Thirdly, we can notice the indiscriminate appeal to both Victorinus and Eusebius for the Domitianic dating, without taking sufficient notice of their differences and their likely different chronological placement of the vision, that is, early (c. 85) and late (c. 96) in Domitian’s reign respectively.

It is seldom noted that Eusebius was the first extant writer to place John’s exile within the context of Domitian’s persecution of the distinguished citizens of Rome (Christian and non-Christian) in the 90s (an obviously unlikely setting).

While Victorinus does place John’s exile in Domitian’s reign, he does not specify when John was sent into exile. Victorinus could, theoretically, have placed John’s sentence as early as AD 81, and he does seem to indicate that he placed John’s sentence far earlier than Eusebius did, for he states:

There [i.e. Patmos], John seems to have written Revelation, and when, now an aged man [iam seniorem], he had thought that he would be able to be received [into glory] after his suffering, Domitian’s decrees were annulled after he was killed [AD 96].

Comm. Apoc. 10.3 (my translation)

As Ellis notes, this seems to imply that John was on Patmos for many years, and that he suffered during this time in the mines, until at last, having grown old, he expected to be relieved of his suffering through death, late in Domitian’s reign.[5]

The suffering which Victorinus mentions refers to John’s sentence “to the mines” (a claim accepted by few scholars). There is no evidence for mines on Patmos and Victorinus’s claim contradicts that of Tertullian, according to whom John was given the relatively light sentence of relegatio, which did not entail labor in mines.

Patmos (source)

iv. Citing Dependent Sources as Independent Ones

Lastly, sometimes writers are cited as evidence for the late date who were dependent upon Eusebius’s Church History for their dating of John’s exile (Jerome, Ambrosiaster, Severus, and, via Jerome, Bede).

These are obviously not independent witnesses for the late date.

Saint Jerome in His Study, fresco by Domenico Ghirlandaio, 1480 (source)

Further Reading

See also the summary of my book’s chapter on the question: Patristic Evidence for the Early Dating of Revelation

References and sources mentioned in this post (except point iv) are discussed at length in Dean Furlong, The Identity of John the Evangelist: Revision and Reinterpretation in Early Christian Sources (Lanham: Fortress Academic, 2020).


[1] J. O. F. Murray, The Epistle of Paul the Apostle to the Ephesians, Cambridge Greek Testament for Schools and Colleges (Cambridge: Cambridge University Press, 1914), lxxxv n. 1.

[2] John Behr, The Paschal Gospel (Oxford: Oxford University Press, 2019), 67; Dean Furlong, The Identity of John the Evangelist: Revision and Reinterpretation in Early Christian Sources (Lanham: Fortress Academic, 2020), 109-110.

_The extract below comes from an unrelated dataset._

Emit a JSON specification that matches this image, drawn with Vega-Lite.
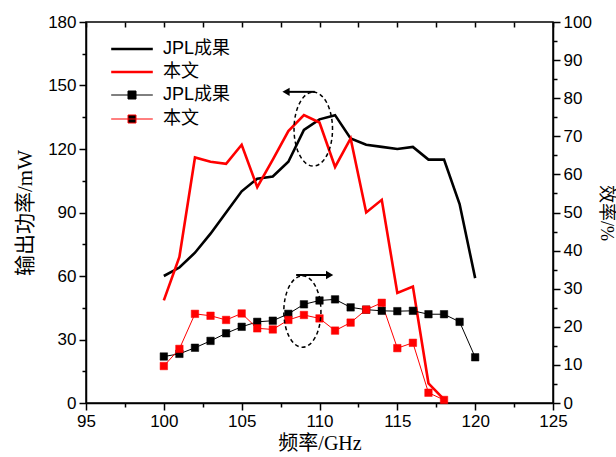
{
  "$schema": "https://vega.github.io/schema/vega-lite/v6.json",
  "width": 467,
  "height": 381,
  "autosize": "none",
  "padding": {"left": 86, "top": 22, "right": 63, "bottom": 54},
  "background": "white",
  "config": {
    "font": "Liberation Sans",
    "view": {"stroke": "black", "strokeWidth": 1.5},
    "axis": {
      "grid": false,
      "domainColor": "black",
      "domainWidth": 1.5,
      "tickColor": "black",
      "tickWidth": 1.5,
      "labelColor": "black",
      "labelFont": "Liberation Sans",
      "labelFontSize": 17,
      "titleColor": "black",
      "titleFontWeight": "normal",
      "titleFont": "Liberation Serif, Noto Sans CJK SC"
    }
  },
  "datasets": {
    "power": [
      {"freq": 100, "power": 60, "series": "JPL成果"},
      {"freq": 101, "power": 64, "series": "JPL成果"},
      {"freq": 102, "power": 71, "series": "JPL成果"},
      {"freq": 103, "power": 80, "series": "JPL成果"},
      {"freq": 104, "power": 90, "series": "JPL成果"},
      {"freq": 105, "power": 100, "series": "JPL成果"},
      {"freq": 106, "power": 106, "series": "JPL成果"},
      {"freq": 107, "power": 107, "series": "JPL成果"},
      {"freq": 108, "power": 114, "series": "JPL成果"},
      {"freq": 109, "power": 129, "series": "JPL成果"},
      {"freq": 110, "power": 134, "series": "JPL成果"},
      {"freq": 111, "power": 136, "series": "JPL成果"},
      {"freq": 112, "power": 125, "series": "JPL成果"},
      {"freq": 113, "power": 122, "series": "JPL成果"},
      {"freq": 114, "power": 121, "series": "JPL成果"},
      {"freq": 115, "power": 120, "series": "JPL成果"},
      {"freq": 116, "power": 121, "series": "JPL成果"},
      {"freq": 117, "power": 115, "series": "JPL成果"},
      {"freq": 118, "power": 115, "series": "JPL成果"},
      {"freq": 119, "power": 94, "series": "JPL成果"},
      {"freq": 120, "power": 59, "series": "JPL成果"},
      {"freq": 100, "power": 48.5, "series": "本文"},
      {"freq": 101, "power": 69, "series": "本文"},
      {"freq": 102, "power": 116, "series": "本文"},
      {"freq": 103, "power": 114, "series": "本文"},
      {"freq": 104, "power": 113, "series": "本文"},
      {"freq": 105, "power": 122, "series": "本文"},
      {"freq": 106, "power": 102, "series": "本文"},
      {"freq": 107, "power": 115, "series": "本文"},
      {"freq": 108, "power": 128.5, "series": "本文"},
      {"freq": 109, "power": 136, "series": "本文"},
      {"freq": 110, "power": 132.5, "series": "本文"},
      {"freq": 111, "power": 111.5, "series": "本文"},
      {"freq": 112, "power": 125, "series": "本文"},
      {"freq": 113, "power": 90, "series": "本文"},
      {"freq": 114, "power": 96, "series": "本文"},
      {"freq": 115, "power": 52, "series": "本文"},
      {"freq": 116, "power": 55, "series": "本文"},
      {"freq": 117, "power": 9.3, "series": "本文"},
      {"freq": 118, "power": 1.7, "series": "本文"}
    ],
    "eff": [
      {"freq": 100, "eff": 12.2, "series": "JPL成果"},
      {"freq": 101, "eff": 12.9, "series": "JPL成果"},
      {"freq": 102, "eff": 14.5, "series": "JPL成果"},
      {"freq": 103, "eff": 16.3, "series": "JPL成果"},
      {"freq": 104, "eff": 18.3, "series": "JPL成果"},
      {"freq": 105, "eff": 20, "series": "JPL成果"},
      {"freq": 106, "eff": 21.3, "series": "JPL成果"},
      {"freq": 107, "eff": 21.6, "series": "JPL成果"},
      {"freq": 108, "eff": 23.4, "series": "JPL成果"},
      {"freq": 109, "eff": 25.9, "series": "JPL成果"},
      {"freq": 110, "eff": 26.9, "series": "JPL成果"},
      {"freq": 111, "eff": 27.2, "series": "JPL成果"},
      {"freq": 112, "eff": 25.1, "series": "JPL成果"},
      {"freq": 113, "eff": 24.5, "series": "JPL成果"},
      {"freq": 114, "eff": 24.2, "series": "JPL成果"},
      {"freq": 115, "eff": 24.1, "series": "JPL成果"},
      {"freq": 116, "eff": 24.2, "series": "JPL成果"},
      {"freq": 117, "eff": 23.3, "series": "JPL成果"},
      {"freq": 118, "eff": 23.3, "series": "JPL成果"},
      {"freq": 119, "eff": 21.3, "series": "JPL成果"},
      {"freq": 120, "eff": 12, "series": "JPL成果"},
      {"freq": 100, "eff": 9.7, "series": "本文"},
      {"freq": 101, "eff": 14.2, "series": "本文"},
      {"freq": 102, "eff": 23.4, "series": "本文"},
      {"freq": 103, "eff": 22.9, "series": "本文"},
      {"freq": 104, "eff": 21.8, "series": "本文"},
      {"freq": 105, "eff": 23.5, "series": "本文"},
      {"freq": 106, "eff": 19.6, "series": "本文"},
      {"freq": 107, "eff": 19.3, "series": "本文"},
      {"freq": 108, "eff": 21.8, "series": "本文"},
      {"freq": 109, "eff": 23.1, "series": "本文"},
      {"freq": 110, "eff": 22.2, "series": "本文"},
      {"freq": 111, "eff": 19, "series": "本文"},
      {"freq": 112, "eff": 21.1, "series": "本文"},
      {"freq": 113, "eff": 24.5, "series": "本文"},
      {"freq": 114, "eff": 26.3, "series": "本文"},
      {"freq": 115, "eff": 14.4, "series": "本文"},
      {"freq": 116, "eff": 15.8, "series": "本文"},
      {"freq": 117, "eff": 2.7, "series": "本文"},
      {"freq": 118, "eff": 0.8, "series": "本文"}
    ]
  },
  "layer": [
    {
      "encoding": {
        "x": {
          "field": "freq", "type": "quantitative",
          "scale": {"domain": [95, 125], "nice": false, "zero": false},
          "axis": {
            "orient": "bottom",
            "values": [95, 97.5, 100, 102.5, 105, 107.5, 110, 112.5, 115, 117.5, 120, 122.5, 125],
            "labelExpr": "datum.value % 5 === 0 ? datum.label : ''",
            "tickSize": {"condition": {"test": "datum.value % 5 === 0", "value": 7}, "value": 4},
            "labelPadding": 3,
            "labelFlush": false,
            "labelOverlap": false,
            "title": "频率/GHz",
            "titleFontSize": 20,
            "titlePadding": 4
          }
        },
        "y": {
          "field": "power", "type": "quantitative",
          "scale": {"domain": [0, 180], "nice": false},
          "axis": {
            "orient": "left",
            "values": [0, 15, 30, 45, 60, 75, 90, 105, 120, 135, 150, 165, 180],
            "labelExpr": "datum.value % 30 === 0 ? datum.label : ''",
            "tickSize": {"condition": {"test": "datum.value % 30 === 0", "value": 7}, "value": 4},
            "labelPadding": 3,
            "labelFlush": false,
            "labelOverlap": false,
            "title": "输出功率/mW",
            "titleFontSize": 21,
            "titlePadding": 12
          }
        }
      },
      "layer": [
        {
          "data": {"name": "power"},
          "mark": {"type": "line", "strokeWidth": 2.6},
          "encoding": {
            "stroke": {
              "field": "series", "type": "nominal",
              "scale": {"domain": ["JPL成果", "本文"], "range": ["#000000", "#ff0000"]},
              "legend": {
                "orient": "none", "legendX": 37, "legendY": 18, "title": null,
                "padding": 0, "rowPadding": 5,
                "symbolType": "M-5.2,0H5.2", "symbolSize": 64, "symbolStrokeWidth": 2.6,
                "labelOffset": 22, "labelFont": "Liberation Sans, Noto Sans CJK SC",
                "labelFontSize": 18, "labelColor": "black"
              }
            }
          }
        },
        {
          "data": {"values": [{"freq": 109.6, "power": 129.4}]},
          "mark": {
            "type": "point",
            "shape": "M0,-1C0.287,-1,0.52,-0.552,0.52,0C0.52,0.552,0.287,1,0,1C-0.287,1,-0.52,0.552,-0.52,0C-0.52,-0.552,-0.287,-1,0,-1Z",
            "size": 5476, "filled": false, "stroke": "black", "strokeWidth": 1.5,
            "strokeDash": [4, 3], "opacity": 1
          }
        },
        {
          "data": {"values": [{"freq": 109.7, "freq2": 107.9, "power": 147}]},
          "mark": {"type": "rule", "stroke": "black", "strokeWidth": 2},
          "encoding": {"x2": {"field": "freq2"}}
        },
        {
          "data": {"values": [{"freq": 107.85, "power": 147}]},
          "mark": {"type": "point", "shape": "triangle-left", "size": 70, "filled": true, "color": "black", "opacity": 1}
        }
      ]
    },
    {
      "encoding": {
        "x": {
          "field": "freq", "type": "quantitative",
          "scale": {"domain": [95, 125], "nice": false, "zero": false},
          "axis": null
        },
        "y": {
          "field": "eff", "type": "quantitative",
          "scale": {"domain": [0, 100], "nice": false},
          "axis": {
            "orient": "right",
            "values": [0, 5, 10, 15, 20, 25, 30, 35, 40, 45, 50, 55, 60, 65, 70, 75, 80, 85, 90, 95, 100],
            "labelExpr": "datum.value % 10 === 0 ? datum.label : ''",
            "tickSize": {"condition": {"test": "datum.value % 10 === 0", "value": 7}, "value": 4},
            "labelPadding": 3,
            "labelFlush": false,
            "labelOverlap": false,
            "title": "效率/%",
            "titleFontSize": 18,
            "titlePadding": 5
          }
        }
      },
      "layer": [
        {
          "data": {"name": "eff"},
          "transform": [{"filter": "datum.series === 'JPL成果'"}],
          "mark": {"type": "line", "stroke": "black", "strokeWidth": 1}
        },
        {
          "data": {"name": "eff"},
          "transform": [{"filter": "datum.series === '本文'"}],
          "mark": {"type": "line", "stroke": "#ff0000", "strokeWidth": 1}
        },
        {
          "data": {"name": "eff"},
          "mark": {"type": "point", "shape": "square", "filled": true, "size": 56, "opacity": 1, "strokeWidth": 0.5},
          "encoding": {
            "fill": {
              "field": "series", "type": "nominal",
              "scale": {"domain": ["JPL成果", "本文"], "range": ["#000000", "#ff0000"]},
              "legend": {
                "orient": "none", "legendX": 37, "legendY": 64, "title": null,
                "padding": 0, "rowPadding": 6,
                "symbolType": "M-5.2,0H5.2M-1,-1H1V1H-1Z", "symbolSize": 64, "symbolStrokeWidth": 1,
                "symbolOpacity": 1,
                "labelOffset": 22, "labelFont": "Liberation Sans, Noto Sans CJK SC",
                "labelFontSize": 18, "labelColor": "black"
              }
            },
            "stroke": {
              "field": "series", "type": "nominal",
              "scale": {"domain": ["JPL成果", "本文"], "range": ["#000000", "#ff0000"]},
              "legend": {
                "orient": "none", "legendX": 37, "legendY": 64, "title": null,
                "padding": 0, "rowPadding": 6,
                "symbolType": "M-5.2,0H5.2M-1,-1H1V1H-1Z", "symbolSize": 64, "symbolStrokeWidth": 1,
                "symbolOpacity": 1,
                "labelOffset": 22, "labelFont": "Liberation Sans, Noto Sans CJK SC",
                "labelFontSize": 18, "labelColor": "black", "labelOpacity": 0
              }
            }
          }
        },
        {
          "data": {"values": [{"freq": 108.9, "eff": 24}]},
          "mark": {
            "type": "point",
            "shape": "M0,-1C0.287,-1,0.52,-0.552,0.52,0C0.52,0.552,0.287,1,0,1C-0.287,1,-0.52,0.552,-0.52,0C-0.52,-0.552,-0.287,-1,0,-1Z",
            "size": 5098, "filled": false, "stroke": "black", "strokeWidth": 1.5,
            "strokeDash": [4, 3], "opacity": 1
          }
        },
        {
          "data": {"values": [{"freq": 108.5, "freq2": 110.6, "eff": 33.6}]},
          "mark": {"type": "rule", "stroke": "black", "strokeWidth": 2},
          "encoding": {"x2": {"field": "freq2"}}
        },
        {
          "data": {"values": [{"freq": 110.65, "eff": 33.6}]},
          "mark": {"type": "point", "shape": "triangle-right", "size": 70, "filled": true, "color": "black", "opacity": 1}
        }
      ]
    },
    {
      "data": {"name": "power"},
      "mark": {"type": "point", "opacity": 0},
      "encoding": {
        "x": {
          "field": "freq", "type": "quantitative",
          "scale": {"domain": [95, 125], "nice": false, "zero": false},
          "axis": {
            "orient": "top",
            "values": [95, 97.5, 100, 102.5, 105, 107.5, 110, 112.5, 115, 117.5, 120, 122.5, 125],
            "labels": false,
            "domain": false,
            "tickSize": -5,
            "title": null
          }
        },
        "y": {
          "field": "power", "type": "quantitative",
          "scale": {"domain": [0, 180], "nice": false},
          "axis": null
        }
      }
    }
  ],
  "resolve": {
    "scale": {"y": "independent", "stroke": "independent"},
    "axis": {"x": "independent", "y": "independent"}
  }
}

[3] Pieter J. Lalleman, The Acts of John: A Two-stage Initiation into Johannine Gnosticism (Leuven: Peeters, 1998), 16.

[4] G. K. Beale, The Book of Revelation: A Commentary on the Greek Text (NIGTC; Grand Rapids: Eerdmans, 1999), 20; Mark L. Hitchcock (“A Defense of the Domitianic Date of the Book of Revelation” (PhD diss, Dallas Theological Seminary, 2005), 26.

[5] E. Earle Ellis, The Making of the New Testament Documents (Leiden: Brill, 2002), 211.